Mercy has a full year but thats only because, NBC wouldnt axe their only 2 new dramas, especially after cancelling Southland. My bet is Mercy will go the way of Knight Rider. It sucks because ER is gone and NBC needs a medical series, so that gives them a reason to keep it around, yet the series is plummeting and will only get worse when Idol arrives. Looks like NBC has another repeat of last season. The only difference is now they have Leno.
Mercy’s dead. I cannot imagine NBC picking this up for a second season. Besides that I want Michelle on GG! I want Mercy to die ASAP!

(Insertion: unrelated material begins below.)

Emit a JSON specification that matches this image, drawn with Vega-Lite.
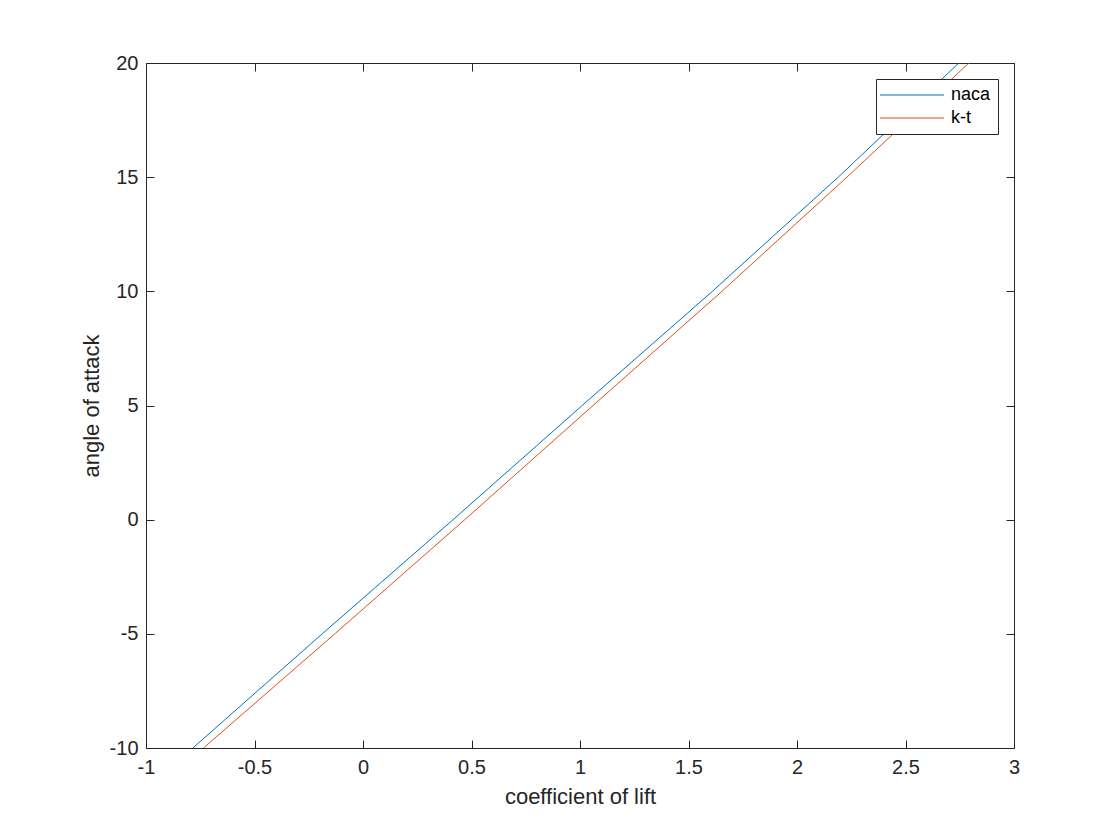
{
  "$schema": "https://vega.github.io/schema/vega-lite/v6.json",
  "autosize": "none",
  "width": 868,
  "height": 685,
  "padding": {"left": 146, "top": 63, "right": 106, "bottom": 92},
  "background": "white",
  "config": {
    "view": {"stroke": null},
    "font": "Liberation Sans",
    "axis": {"domainColor": "#262626", "tickColor": "#262626", "labelColor": "#262626", "titleColor": "#262626", "labelFontSize": 20, "titleFontSize": 22, "titleFontWeight": "normal", "grid": false, "domainWidth": 1, "tickWidth": 1}
  },
  "data": {"values": [
    {"series": "naca", "alpha": -10, "cl": -0.784},
    {"series": "naca", "alpha": -5, "cl": -0.188},
    {"series": "naca", "alpha": 0, "cl": 0.415},
    {"series": "naca", "alpha": 5, "cl": 1.01},
    {"series": "naca", "alpha": 10, "cl": 1.61},
    {"series": "naca", "alpha": 15, "cl": 2.19},
    {"series": "naca", "alpha": 20, "cl": 2.746},
    {"series": "k-t", "alpha": -10, "cl": -0.735},
    {"series": "k-t", "alpha": -5, "cl": -0.13},
    {"series": "k-t", "alpha": 0, "cl": 0.469},
    {"series": "k-t", "alpha": 5, "cl": 1.06},
    {"series": "k-t", "alpha": 10, "cl": 1.654},
    {"series": "k-t", "alpha": 15, "cl": 2.23},
    {"series": "k-t", "alpha": 20, "cl": 2.792}
  ]},
  "layer": [
    {
      "mark": {"type": "line", "strokeWidth": 1, "clip": true},
      "encoding": {
        "x": {"field": "cl", "type": "quantitative", "scale": {"domain": [-1, 3], "nice": false, "zero": false},
              "axis": {"orient": "bottom", "title": "coefficient of lift", "values": [-1, -0.5, 0, 0.5, 1, 1.5, 2, 2.5, 3], "labelExpr": "'' + datum.value", "tickSize": -8, "labelPadding": 17, "titlePadding": 9, "labelFlush": false, "labelOverlap": false}},
        "y": {"field": "alpha", "type": "quantitative", "scale": {"domain": [-10, 20], "nice": false, "zero": false},
              "axis": {"orient": "left", "title": "angle of attack", "values": [-10, -5, 0, 5, 10, 15, 20], "labelExpr": "'' + datum.value", "tickSize": -8, "labelPadding": 16, "titlePadding": 6, "labelFlush": false, "labelOverlap": false}},
        "color": {"field": "series", "type": "nominal", "sort": ["naca", "k-t"],
                  "scale": {"domain": ["naca", "k-t"], "range": ["#0072BD", "#D95319"]},
                  "legend": {"title": null, "orient": "none", "legendX": 730, "legendY": 16, "symbolType": "M-6,0H26", "symbolSize": 16, "symbolStrokeWidth": 1, "labelFontSize": 18, "labelColor": "black", "strokeColor": "#262626", "fillColor": "white", "padding": 7, "rowPadding": 5, "labelOffset": 50, "symbolOffset": 0}}
      }
    },
    {
      "mark": {"type": "rule", "opacity": 0},
      "encoding": {
        "x": {"field": "cl", "type": "quantitative", "axis": {"orient": "top", "title": null, "labels": false, "values": [-1, -0.5, 0, 0.5, 1, 1.5, 2, 2.5, 3], "tickSize": -8}},
        "y": {"field": "alpha", "type": "quantitative", "axis": {"orient": "right", "title": null, "labels": false, "values": [-10, -5, 0, 5, 10, 15, 20], "tickSize": -8}}
      }
    }
  ],
  "resolve": {"axis": {"x": "independent", "y": "independent"}}
}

Cancel it and bring back American Gladiators!
traumagrl: did you have any Trauma? the show(mercy) is one of the best acted and well developed this season. trauma is just BOOM-BANG-DEAD PERSON- CAR INCIDENT-HELICOPTER-BOOM-BANG. i didn t see anything good in the premiere.. and yeah, its just really expensive..
I like this chart, you guys should make one for all shows!
Mercy is also getting its low ratings in a timeslot when just about everything gets low ratings. The first hour of Wednesday primetime hasn’t had a genuine hit for a long time, on any network.
I LOVE this show.
I liked the plot, but they lost me the moment they showed a nurse beating a raccoon to death with a crutch. Women are rarely that violent, and the writers blew it on that one. There was no reason to kill the animal in the first place, let alone bring it to the hospital. NBC is really starting to suck big time! I even gave up Law and Order for Ghost Hunters on Syfy!
I’m sorry for all of you that do not like the show but that is what I look forward to when I get home from school and work. I Love the show! Im dying to see what happens between Mike and Veronica. This is one of three shows that allows me to relax after a stressful day and if it is canceled NBC will be receiving a very angry letter! Keep making new episodes NBC!!!